La mission du nouveau locataire de la Maison Blanche s’annonce donc dure dans un pays difficile à contrôler, éclaté en une multitude de tribus et fragilisé par le jeu trouble du Pakistan voisin. Début 2006, l’Afghanistan était vantée comme le « succès » militaire américain, par rapport à un Iraq en flammes. Les rôles sont aujourd’hui inversés : 2008 a été l’année la plus sanglante pour les Américains en Afghanistan, depuis leur arrivée en 2001, et la moins meurtrière en Iraq depuis l’invasion de 2003. Washington a amélioré la situation en Iraq en envoyant des renforts, en intensifiant les combats et en ralliant des rebelles, regroupés en milices. L’Administration Bush a semblé aller dans le même sens, en annonçant fin décembre l’envoi de 20 000 à 30 000 soldats supplémentaires en 2009, ce qui doublerait quasiment le nombre de GI’s sur place.

Quel que soit le plan de Barack Obama, il devra prendre en compte les très compliquées réalités afghanes. « On ne peut pas juste prendre les tactiques (...) qui ont marché en Iraq et les employer comme telles en Afghanistan », a prévenu le général Petraeus. Les différences sont notables, à commencer par des niveaux de culture et de développement afghan bien inférieurs à ceux de l’Iraq. Le manque de routes a ainsi contribué à faire de l’Afghanistan le « cimetière des empires », des Britanniques du XIXe siècle aux Soviétiques (plus de 100 000 soldats) des années 1980. Au-delà des combats, le principal défi semble de tenir la situation assez longtemps pour que le pays puisse compter sur ses propres forces de sécurité. En Iraq, l’armée américaine a déjà transféré le pouvoir aux autorités locales dans 13 des 18 provinces, avec 560 000 policiers et 260 000 soldats pour 437 000 km2, surtout de villes et désert, et 28 millions d’habitants. L’Afghanistan, avec ses 30 millions d’habitants pour 652 000 km2 largement montagneux, en est loin, ses 80 000 soldats et 70 000 policiers n’étant pas assez pour être à même de contrer l’avancée des Talibans dans les villages. Pour y remédier, les Américains évoquent la création de milices locales comme en Iraq. Mais « l’Afghanistan n’est pas l’Iraq. Ici, le peuple est bien plus divisé, et toutes ces milices vont finir par s’affronter », estime Hamidullah Tarzi, ancien ministre des années 1990. « Il vaut mieux renforcer la police et l’armée », estime Nader Nadery, de la commission afghane indépendante des droits de l’homme.

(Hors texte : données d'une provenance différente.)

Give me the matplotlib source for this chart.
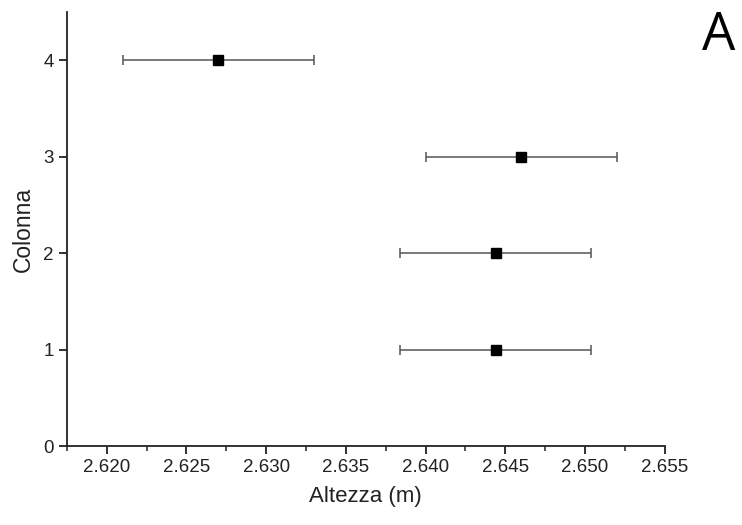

L’autre élément déterminant et qui complique singulièrement les choses est l’importance du Pakistan voisin et de ses zones tribales frontalières de l’Afghanistan. « Personne ne peut relever les défis qui se posent à l’Afghanistan sans ajouter le Pakistan à l’équation », admet le général Petraeus. L’arrivée au pouvoir d’Asif Ali Zardari à Islamabad soulève des espoirs. Mais des interrogations subsistent sur ses capacités à peser sur ses puissants services secrets (ISI), que Kaboul considère comme les parrains des Talibans. Donnés pour morts à la fin 2001, ces derniers se sont reconstitués pour revenir sur le devant de la scène, portés par des réseaux étrangers comme Al-Qaëda et une nouvelle génération de combattants mobilisés contre les « envahisseurs » occidentaux. Le gros des renforts américains devrait être envoyé dans le sud et l’est, près de la frontière pakistanaise, où la bataille s’annonce acharnée et longue pour les Etats-Unis, surtout si ses alliés de l’Otan venaient à se retirer.